Gurur, kibir, şehvet, öfke, aldatma, açgözlülük, kıskançlık ve nefret, aldanan egoyu daha da aldatır. Aydınlanmayı engeller, erdemlerimizi ve iç huzurumuzu yok eder. İnsanlık adına, yanılmış benlikten daha büyük bir düşman yoktur.
Vedanta, bireyler olarak kim olduğumuzu gerçekten bildiğimize kuşkuyla yaklaşır. “Benlik” ile “benlik dışı” arasındaki, “yanılgılı benlik” ile “yanılgısız öz benlik” arasındaki, kısacası gerçekte kim olduğumuz ile kim olmadığımız arasındaki ayrımı sorgulamayı önerir.
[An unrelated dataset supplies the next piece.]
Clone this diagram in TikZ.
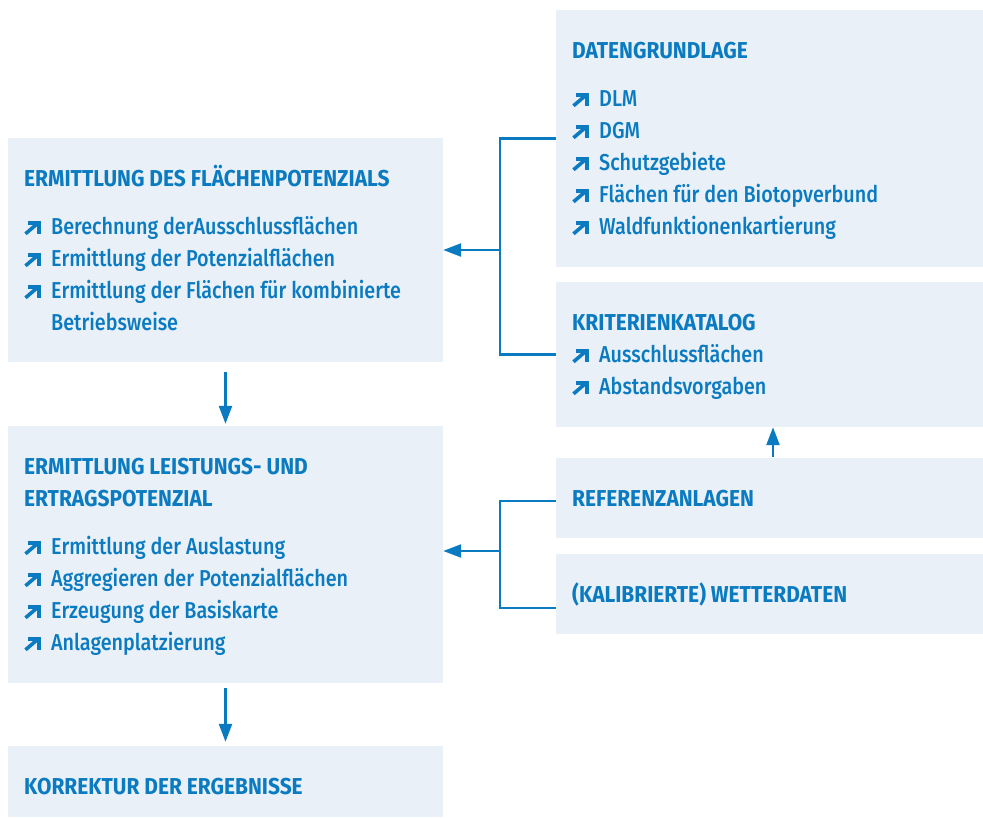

Yanılgılarımız, öz benliğimizi tanımanın önündeki en önemli engeldir. Hoşluklara, sosyal etkileşime, eğlenceli anlara odaklanarak yaşamak, dünyevi avuntuların geçici, tutkuların ise doyurulamaz olduğunu fark edememek demektir. Fiziksel bedenin hayatın merkezinde olduğuna inanan kişi, yaşam amacını sorgulama cesaretini ve olgunluğunu gösteremez.
Oysa lezzet, zevk, keyif ve konfor gibi hoşluklar ve eğlenceli anlar esasen yaşamın kendisi değil, geçici eklentileridir. Bununla birlikte, her eklenti bir beklenti yaratır, beklentiler ise daima düş kırıklığı ve gerilim potansiyeli içerir.
Benliği tanıma sürecinde, Vedanta felsefesi şu soruları gündemde tutar:
1-Ben gerçekte kimim?
2-Yaşam amacım nedir?
3-Neyi bilebilirsem yanılgılarımı kavrarım?
Vedantik benlik, “görünen dünyevi kimliklerin arkasında olan, zaman ve mekana gereksinim duymayan, asla değişmeyen, gerçek ve sonsuz evrensel arı bilinçle aynı özdür.”
Duyusal deneyimlerden beslenen ego “yanılgılı benlik”tir, yanılgıların örtülediği arı bilinç ise “yanılgısız öz benlik”tir. Özbenliği kavrayış yolculuğu, kişinin yaşam amacını aramaya yönelmesiyle başlar ki, bu tümüyle bizim elimizdedir.